On cachait l’auto sur un petit chemin pas déblayé puis il nous disait de nous dépêcher d’entrer dans le bois en courant. Surtout, ne pas être repéré (par qui? Il y avait juste de la neige pis des épinettes autour!). Lui, il surveillait jusqu’à ce qu’on soit bien cachés. Ensuite, il défaisait le traîneau, prenait sa hache dans la valise et s’en venait vers nous, le sourire en coin (j’imagine!).
Ça durait ensuite des heures, dans la neige jusqu’aux genoux, à essayer de trouver l’arbre parfait. Du sapin Douglas ou Baumier en Abitibi, c’était une espèce rare parmi toutes ces épinettes (il devait être content les années où le bouleau avait gagné, ça, il y en avait en masse!) et trouver celui qui avait un peu plus de 10 branches sur 6 pieds était tout un exploit!
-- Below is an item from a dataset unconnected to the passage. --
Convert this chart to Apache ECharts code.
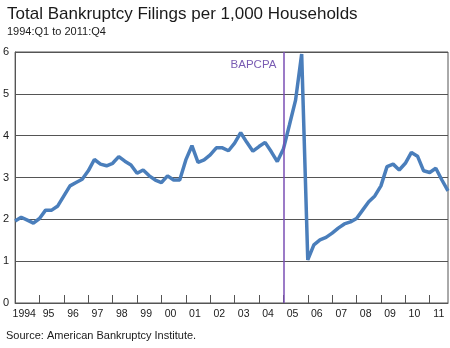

Puis, quand on le trouvait, quand on finissait par s’entendre, mon frère et moi, sur le spécimen à ramener, mon père nous ordonnait de nous cacher (pas facile, en Abitibi, les épinettes ont 10 pouces de large!) et il se mettait à bucher! Nous, on était effrayés du bruit en écho de la hache sur le tronc… et si on se faisait prendre?
On hurlait à mon père de se dépêcher, avant que la police nous trouve (pfff, on n’avait pas encore réalisé : on était avec la police!). Mon père jouait le jeu, se dépêchait d’attacher le tout sur le top et on partait en trombe, comme dans les vues, ni vu ni connu.
Une police qui volait des sapins… on aura tout vu!
Même encore aujourd’hui, Noël, chez nous, c’est tout un événement.
Dans l’auto, en allant au ski, mes enfants riaient de m’entendre raconter cette histoire : « couper un sapin dans le bois, drôle d’idée! »
Reste que pour moi, ce sera toujours ça, la magie de Noël : des parents qui se dévouent corps et âme et qui font accroire mille et une histoires à leurs enfants pour que, l’espace d’un instant, l’ordinaire et la routine deviennent un moment magique de notre enfance… qu’on raconte 30 ans plus tard sur un blogue!
Joyeux Noël tout le monde! Prenez le temps de décrocher, de vous amuser et de vous mettre en mode enfant.
C’est le plus beau des cadeaux de Noël, pour vous et pour vos poussins!
Merci pour ce beau souvenir! Et que les nouvelles traditions se créent!